Il y a bientôt un an, j’avais consacré un billet intitulé Délinquance suite à l’émission de Thierry Ardisson, Salut les Terriens, diffusée sur Canal+. Eric Zemmour s’y était écrié : « C'est parce que la plupart des trafiquants sont noirs et arabes, et c’est comme ça, c'est un fait ».
J’avais remarqué dans le billet cité ci-dessus que M. Zemmour, en parlant de trafiquants « noirs et arabes », avait commis une faute de français. Je suppose qu’il voulait dire noirs ou arabes. N’étant pas, à la différence de ce journaliste, omniscient, je ne puis être formel mais, s’il existe des Noirs musulmans, je ne pense pas qu’un Arabe puisse avoir la peau noire. Il est donc physiquement impossible que les trafiquants noirs et arabes constituent la majorité de ces délinquants.
J’avais rappelé dans ce même billet que les seules indications relevées à propos du responsable d’une infraction sont : homme ou femme, mineur ou majeur et français ou étranger. On n’y trouve donc rien qui permettrait d’évaluer la prépondérance de telle ou telle catégorie des personnes vivant en France. Et avant de pouvoir réaliser des statistiques ethniques, il conviendrait de définir comment on détermine qui est arabe et qui est noir : selon le teint ? Selon la nationalité ou la consonance du patronyme ? Et comment considèrerait-on le fruit d’un mariage mixte entre européen(ne) et arabe, ou entre européen(ne) et noir(e) ou entre noir(e) et européen(ne) ? Pourquoi ne pas en venir à compter les grands-parents de telle ou telle catégorie afin de définir un taux d’aryanité comme au siècle dernier ?

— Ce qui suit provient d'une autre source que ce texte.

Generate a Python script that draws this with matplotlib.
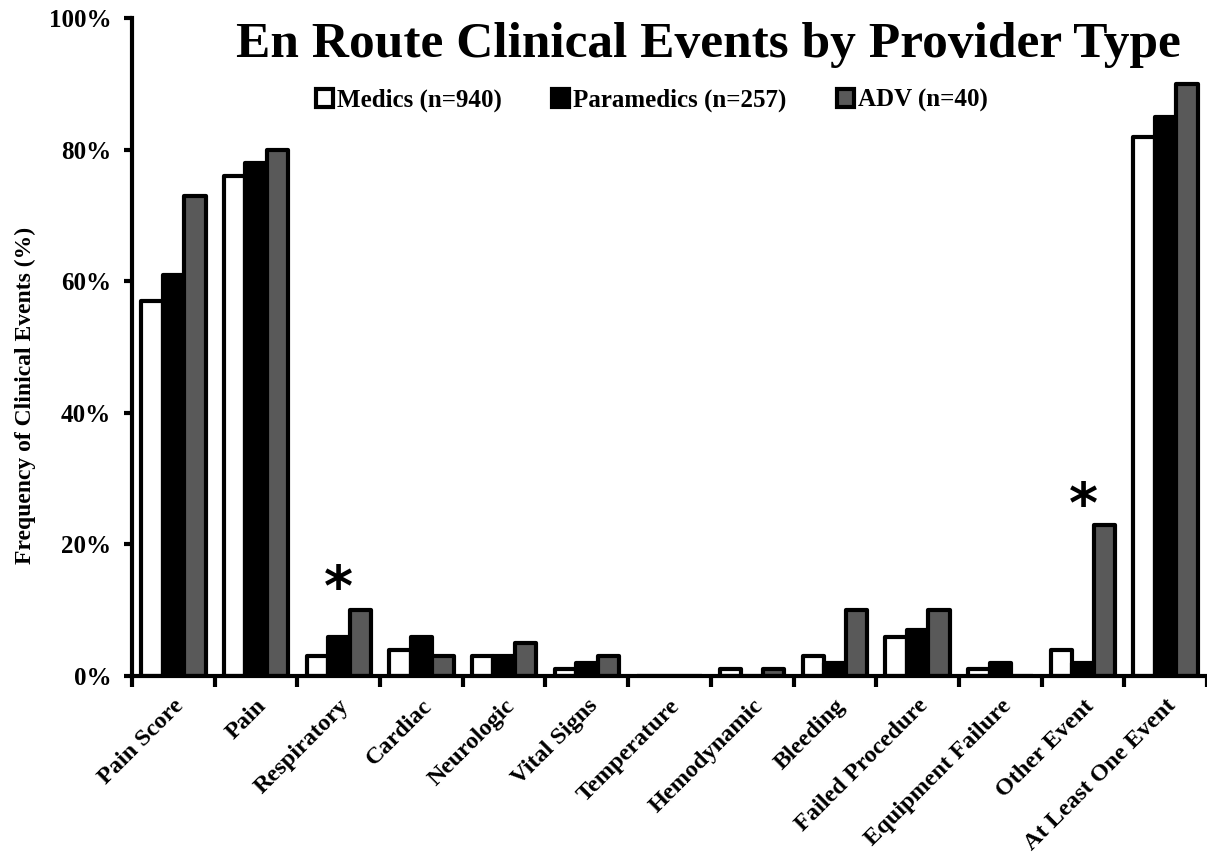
import numpy as np
import matplotlib.pyplot as plt
from matplotlib.ticker import FuncFormatter, FixedLocator

plt.rcParams['font.family'] = ['Liberation Serif', 'DejaVu Serif']
plt.rcParams['font.weight'] = 'bold'

categories = ['Pain Score', 'Pain', 'Respiratory', 'Cardiac', 'Neurologic', 'Vital Signs',
              'Temperature', 'Hemodynamic', 'Bleeding', 'Failed Procedure',
              'Equipment Failure', 'Other Event', 'At Least One Event']
medics = [57, 76, 3, 4, 3, 1, 0, 1, 3, 6, 1, 4, 82]
paramedics = [61, 78, 6, 6, 3, 2, 0, 0, 2, 7, 2, 2, 85]
adv = [73, 80, 10, 3, 5, 3, 0, 1, 10, 10, 0, 23, 90]
series_names = ['Medics (n=940)', 'Paramedics (n=257)', 'ADV (n=40)']
star_cats = ['Respiratory', 'Other Event']
star_y = [13, 25.7]

fig = plt.figure(figsize=(12.07, 8.67), dpi=100)
ax = fig.add_axes([0.1094, 0.2203, 0.8906, 0.7587])

x = np.arange(len(categories))
w = 0.26
colors = ['white', 'black', '#595959']
for i, (vals, col, name) in enumerate(zip([medics, paramedics, adv], colors, series_names)):
    ax.bar(x + (i - 1) * w, vals, w, color=col, edgecolor='black', linewidth=3,
           joinstyle='round', label=name, zorder=2)

for c, yv in zip(star_cats, star_y):
    ax.text(categories.index(c), yv, '*', ha='center', va='center', fontsize=40,
            family='DejaVu Sans', fontweight='bold')

ax.set_xlim(-0.5, len(categories) - 0.5)
ax.set_ylim(0, 100)
ax.yaxis.set_major_locator(FixedLocator([0, 20, 40, 60, 80, 100]))
ax.yaxis.set_major_formatter(FuncFormatter(lambda v, p: f'{v:.0f}%'))
ax.tick_params(axis='y', labelsize=18, width=3, length=6, direction='out', pad=9)
ax.set_xticks(x)
ax.set_xticklabels(categories, rotation=45, ha='right', rotation_mode='anchor', fontsize=17.5)
ax.tick_params(axis='x', which='major', length=0, pad=14)
ax.set_xticks(np.arange(-0.5, len(categories) + 0.5, 1), minor=True)
ax.tick_params(axis='x', which='minor', length=8, width=3, direction='out')

for s in ['top', 'right']:
    ax.spines[s].set_visible(False)
ax.spines['left'].set_linewidth(3)
ax.spines['bottom'].set_linewidth(3)

ax.set_ylabel('Frequency of Clinical Events (%)', fontsize=17, fontweight='bold')
ax.yaxis.set_label_coords(-96 / 1075, 0.427)
fig.text(0.587, 0.948, 'En Route Clinical Events by Provider Type', ha='center', va='center',
         fontsize=37, fontweight='bold')
ax.legend(loc='center', bbox_to_anchor=(0.54, 0.884), bbox_transform=fig.transFigure,
          ncol=3, frameon=False, fontsize=18, handlelength=0.7, handleheight=0.7,
          handletextpad=0.15, columnspacing=2.0)

fig.savefig('out.png', dpi=100)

J'ai remarqué récemment comment de telles catégorisations pouvaient être fragiles. Aux Etats-Unis d'Amérique, devant indiquer sa "race" sur un questionnaire officiel, un individu blanc cochera la case "caucasian". En Russie, l'attentat perpétré à l'aéroport de Moscou a été attribué à des Caucasiens; c'est-à-dire à des personnes originaires d'une République d'Asie centrale, vraisemblablement des Tchéchènes musulmans. Cocasse, non ? Surtout au Caucase !
Les défenseurs de Zemmour dénoncent une atteinte à la liberté d’opinion. Ils se trompent. On a parfaitement le droit d’estimer que telle ou telle catégorie de personnes est majoritaire dans une population donnée. On exprime ainsi une pensée qui peut être juste ou erronée. Mais lorsqu’Eric Zemmour ajoute « c’est un fait », il quitte le domaine de l’opinion. Il peut avoir ce sentiment, l’exprimer, le partager avec d’autres personnes, mais aucun d’entre eux n’est en mesure de prouver l’exactitude de ce propos. Il ne peut définir qui est arabe ou qui est noir et ne peut produire des données mesurables et vérifiables étayant son affirmation péremptoire. Il est libre d’exprimer sa conviction mais n’a pas le droit d’ajouter : « c’est un fait ».
S’il a été relaxé ce 10 février de l’accusation de diffamation, il a par contre été condamné pour provocation à la discrimination raciale suite à une autre déclaration dont je parlerai bientôt.